**DATA:**
BEGIN

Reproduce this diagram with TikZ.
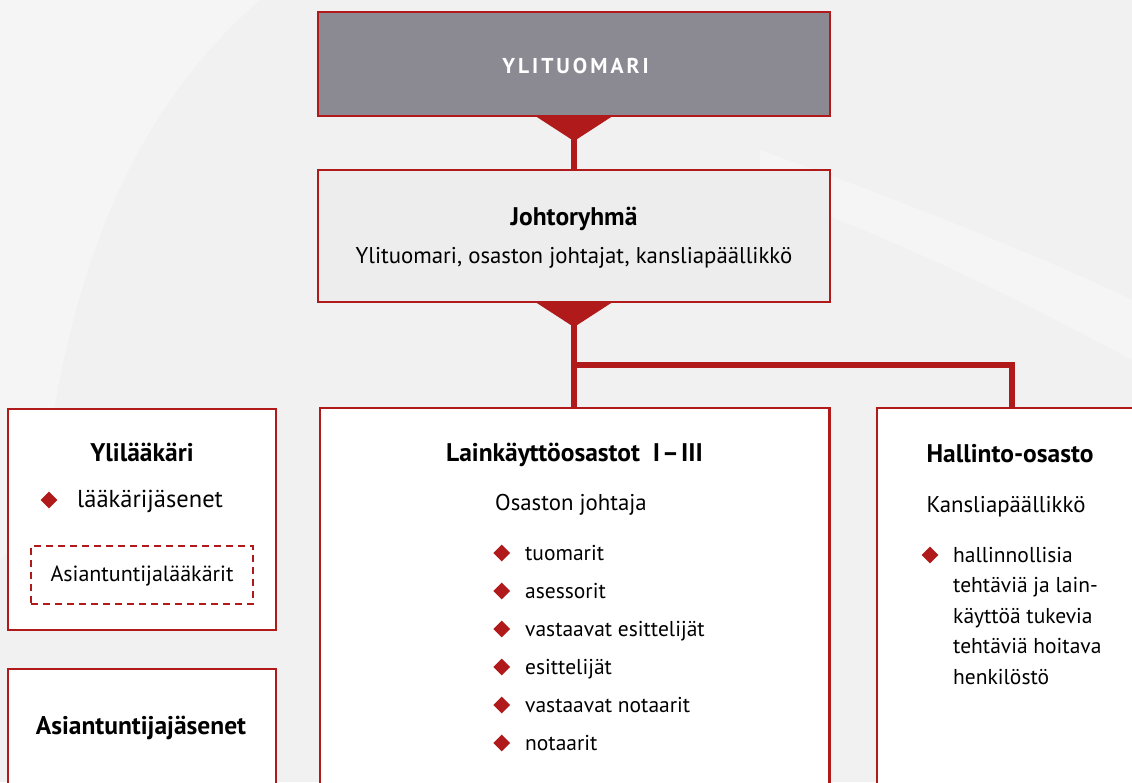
\documentclass[tikz,border=0pt]{standalone}
\usepackage{fontspec}
\setmainfont{PT Sans}
\usetikzlibrary{shapes.geometric,calc}
\definecolor{dred}{HTML}{B01A1A}
\definecolor{topgray}{HTML}{8B8A93}
\definecolor{lgfill}{HTML}{EDEDEE}
\definecolor{bgcol}{HTML}{F1F1F2}
\newcommand{\fssub}{\fontsize{22.8}{27}\selectfont}
\newcommand{\fsreg}{\fontsize{21.5}{26}\selectfont}
\newcommand{\fsasl}{\fontsize{22}{26}\selectfont}
\newcommand{\fsbig}{\fontsize{24.5}{28}\selectfont}
\newcommand{\fsbold}{\fontsize{25.5}{30}\selectfont\bfseries}
\begin{document}
\begin{tikzpicture}[x=1pt,y=-1pt,
  rbox/.style={draw=dred, line width=2.2pt, fill=white, inner sep=0pt, rectangle},
  dbox/.style={draw=dred, line width=1.8pt, dash pattern=on 7pt off 5pt, inner sep=0pt, rectangle},
  stem/.style={draw=dred, line width=5.5pt},
  diam/.style={shape=diamond, fill=dred, inner sep=0pt, minimum width=17pt, minimum height=17pt},
  lbl/.style={inner sep=0pt, text=black},
]
\useasboundingbox (0,0) rectangle (1132,782);
\clip (0,0) rectangle (1132,782);
\fill[bgcol] (0,0) rectangle (1132,782);
% faint background swirls
\fill[white, opacity=0.35] (0,0) -- (260,0) .. controls (120,120) and (60,300) .. (40,520) -- (0,560) -- cycle;
\fill[white, opacity=0.3] (760,150) .. controls (900,200) and (1050,260) .. (1132,300) -- (1132,360) .. controls (1020,300) and (900,240) .. (760,190) -- cycle;

% boxes
\node[rbox, fill=topgray, minimum width=512pt, minimum height=104pt] (top) at (574,64) {};
\node[rbox, fill=lgfill, minimum width=512pt, minimum height=132pt] (joh) at (574,236) {};
\node[rbox, minimum width=509.5pt, minimum height=422pt] (mid) at (574.75,619) {};
\node[rbox, minimum width=270pt, minimum height=422pt] (right) at (1012,619) {};
\node[rbox, minimum width=268pt, minimum height=221pt] (ylil) at (142,519.5) {};
\node[rbox, minimum width=268pt, minimum height=161pt] (asj) at (142,749.5) {};
\node[dbox, minimum width=222pt, minimum height=58pt] (asl) at (142,575) {};

% connectors
\fill[dred] ($(top.south)+(-37,0)$) -- ($(top.south)+(37,0)$) -- ($(top.south)+(0,24)$) -- cycle;
\draw[stem] (top.south) -- (joh.north);
\fill[dred] ($(joh.south)+(-37,0)$) -- ($(joh.south)+(37,0)$) -- ($(joh.south)+(0,24)$) -- cycle;
\draw[stem] (joh.south) -- (joh.south |- mid.north);
\coordinate (br) at (574,365);
\draw[stem] ($(br)+(-2.75,0)$) -| (right.north);

% texts
\node[lbl, anchor=base, text=white, font=\fontsize{21.5}{25}\selectfont\bfseries\addfontfeatures{LetterSpace=14}] (t1) at (575.5,73.5) {YLITUOMARI};
\node[lbl, anchor=base, font=\fsbold] (t2) at (574,225) {Johtoryhmä};
\node[lbl, anchor=base, font=\fssub] (t3) at (574,263) {Ylituomari, osaston johtajat, kansliapäällikkö};

\node[lbl, anchor=base, font=\fsbold] (t4) at (142,461) {Ylilääkäri};
\node[diam] (d0) at (49,500) {};
\node[lbl, anchor=base west, font=\fsbig] (t5) at (77,507) {lääkärijäsenet};
\node[lbl, anchor=base, font=\fsasl] (t6) at (142,581) {Asiantuntijalääkärit};
\node[lbl, anchor=base, font=\fsbold] (t7) at (141,734) {Asiantuntijajäsenet};

\node[lbl, anchor=base, font=\fsbold] (t8) at (574.5,461) {Lainkäyttöosastot\ \ I\kern2pt–\kern2pt III};
\node[lbl, anchor=base west, font=\fssub] (t9) at (495,510.7) {Osaston johtaja};
\foreach \txt [count=\i from 0] in {tuomarit, asessorit, vastaavat esittelijät, esittelijät, vastaavat notaarit, notaarit}{
  \node[diam] (md\i) at (501.7,553+38*\i) {};
  \node[lbl, anchor=base west, font=\fsreg] (mt\i) at (525,560.5+38*\i) {\txt};
}

\node[lbl, anchor=base, font=\fsbold] (t10) at (1010,462) {Hallinto-osasto};
\node[lbl, anchor=base, font=\fssub] (t11) at (1006,512) {Kansliapäällikkö};
\node[diam] (rd) at (930,555) {};
\foreach \txt [count=\i from 0] in {hallinnollisia, tehtäviä ja lain-, käyttöä tukevia, tehtäviä hoitava, henkilöstö}{
  \node[lbl, anchor=base west, font=\fsreg] (rt\i) at (953,562+30.5*\i) {\txt};
}
\end{tikzpicture}
\end{document}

END

Word for word, quote the lines above. Omit the pictures.

**EXERCISE ANSWER:**
Reproduce this diagram with TikZ.
\documentclass[tikz,border=0pt]{standalone}
\usepackage{fontspec}
\setmainfont{PT Sans}
\usetikzlibrary{shapes.geometric,calc}
\definecolor{dred}{HTML}{B01A1A}
\definecolor{topgray}{HTML}{8B8A93}
\definecolor{lgfill}{HTML}{EDEDEE}
\definecolor{bgcol}{HTML}{F1F1F2}
\newcommand{\fssub}{\fontsize{22.8}{27}\selectfont}
\newcommand{\fsreg}{\fontsize{21.5}{26}\selectfont}
\newcommand{\fsasl}{\fontsize{22}{26}\selectfont}
\newcommand{\fsbig}{\fontsize{24.5}{28}\selectfont}
\newcommand{\fsbold}{\fontsize{25.5}{30}\selectfont\bfseries}
\begin{document}
\begin{tikzpicture}[x=1pt,y=-1pt,
  rbox/.style={draw=dred, line width=2.2pt, fill=white, inner sep=0pt, rectangle},
  dbox/.style={draw=dred, line width=1.8pt, dash pattern=on 7pt off 5pt, inner sep=0pt, rectangle},
  stem/.style={draw=dred, line width=5.5pt},
  diam/.style={shape=diamond, fill=dred, inner sep=0pt, minimum width=17pt, minimum height=17pt},
  lbl/.style={inner sep=0pt, text=black},
]
\useasboundingbox (0,0) rectangle (1132,782);
\clip (0,0) rectangle (1132,782);
\fill[bgcol] (0,0) rectangle (1132,782);
% faint background swirls
\fill[white, opacity=0.35] (0,0) -- (260,0) .. controls (120,120) and (60,300) .. (40,520) -- (0,560) -- cycle;
\fill[white, opacity=0.3] (760,150) .. controls (900,200) and (1050,260) .. (1132,300) -- (1132,360) .. controls (1020,300) and (900,240) .. (760,190) -- cycle;

% boxes
\node[rbox, fill=topgray, minimum width=512pt, minimum height=104pt] (top) at (574,64) {};
\node[rbox, fill=lgfill, minimum width=512pt, minimum height=132pt] (joh) at (574,236) {};
\node[rbox, minimum width=509.5pt, minimum height=422pt] (mid) at (574.75,619) {};
\node[rbox, minimum width=270pt, minimum height=422pt] (right) at (1012,619) {};
\node[rbox, minimum width=268pt, minimum height=221pt] (ylil) at (142,519.5) {};
\node[rbox, minimum width=268pt, minimum height=161pt] (asj) at (142,749.5) {};
\node[dbox, minimum width=222pt, minimum height=58pt] (asl) at (142,575) {};

% connectors
\fill[dred] ($(top.south)+(-37,0)$) -- ($(top.south)+(37,0)$) -- ($(top.south)+(0,24)$) -- cycle;
\draw[stem] (top.south) -- (joh.north);
\fill[dred] ($(joh.south)+(-37,0)$) -- ($(joh.south)+(37,0)$) -- ($(joh.south)+(0,24)$) -- cycle;
\draw[stem] (joh.south) -- (joh.south |- mid.north);
\coordinate (br) at (574,365);
\draw[stem] ($(br)+(-2.75,0)$) -| (right.north);

% texts
\node[lbl, anchor=base, text=white, font=\fontsize{21.5}{25}\selectfont\bfseries\addfontfeatures{LetterSpace=14}] (t1) at (575.5,73.5) {YLITUOMARI};
\node[lbl, anchor=base, font=\fsbold] (t2) at (574,225) {Johtoryhmä};
\node[lbl, anchor=base, font=\fssub] (t3) at (574,263) {Ylituomari, osaston johtajat, kansliapäällikkö};

\node[lbl, anchor=base, font=\fsbold] (t4) at (142,461) {Ylilääkäri};
\node[diam] (d0) at (49,500) {};
\node[lbl, anchor=base west, font=\fsbig] (t5) at (77,507) {lääkärijäsenet};
\node[lbl, anchor=base, font=\fsasl] (t6) at (142,581) {Asiantuntijalääkärit};
\node[lbl, anchor=base, font=\fsbold] (t7) at (141,734) {Asiantuntijajäsenet};

\node[lbl, anchor=base, font=\fsbold] (t8) at (574.5,461) {Lainkäyttöosastot\ \ I\kern2pt–\kern2pt III};
\node[lbl, anchor=base west, font=\fssub] (t9) at (495,510.7) {Osaston johtaja};
\foreach \txt [count=\i from 0] in {tuomarit, asessorit, vastaavat esittelijät, esittelijät, vastaavat notaarit, notaarit}{
  \node[diam] (md\i) at (501.7,553+38*\i) {};
  \node[lbl, anchor=base west, font=\fsreg] (mt\i) at (525,560.5+38*\i) {\txt};
}

\node[lbl, anchor=base, font=\fsbold] (t10) at (1010,462) {Hallinto-osasto};
\node[lbl, anchor=base, font=\fssub] (t11) at (1006,512) {Kansliapäällikkö};
\node[diam] (rd) at (930,555) {};
\foreach \txt [count=\i from 0] in {hallinnollisia, tehtäviä ja lain-, käyttöä tukevia, tehtäviä hoitava, henkilöstö}{
  \node[lbl, anchor=base west, font=\fsreg] (rt\i) at (953,562+30.5*\i) {\txt};
}
\end{tikzpicture}
\end{document}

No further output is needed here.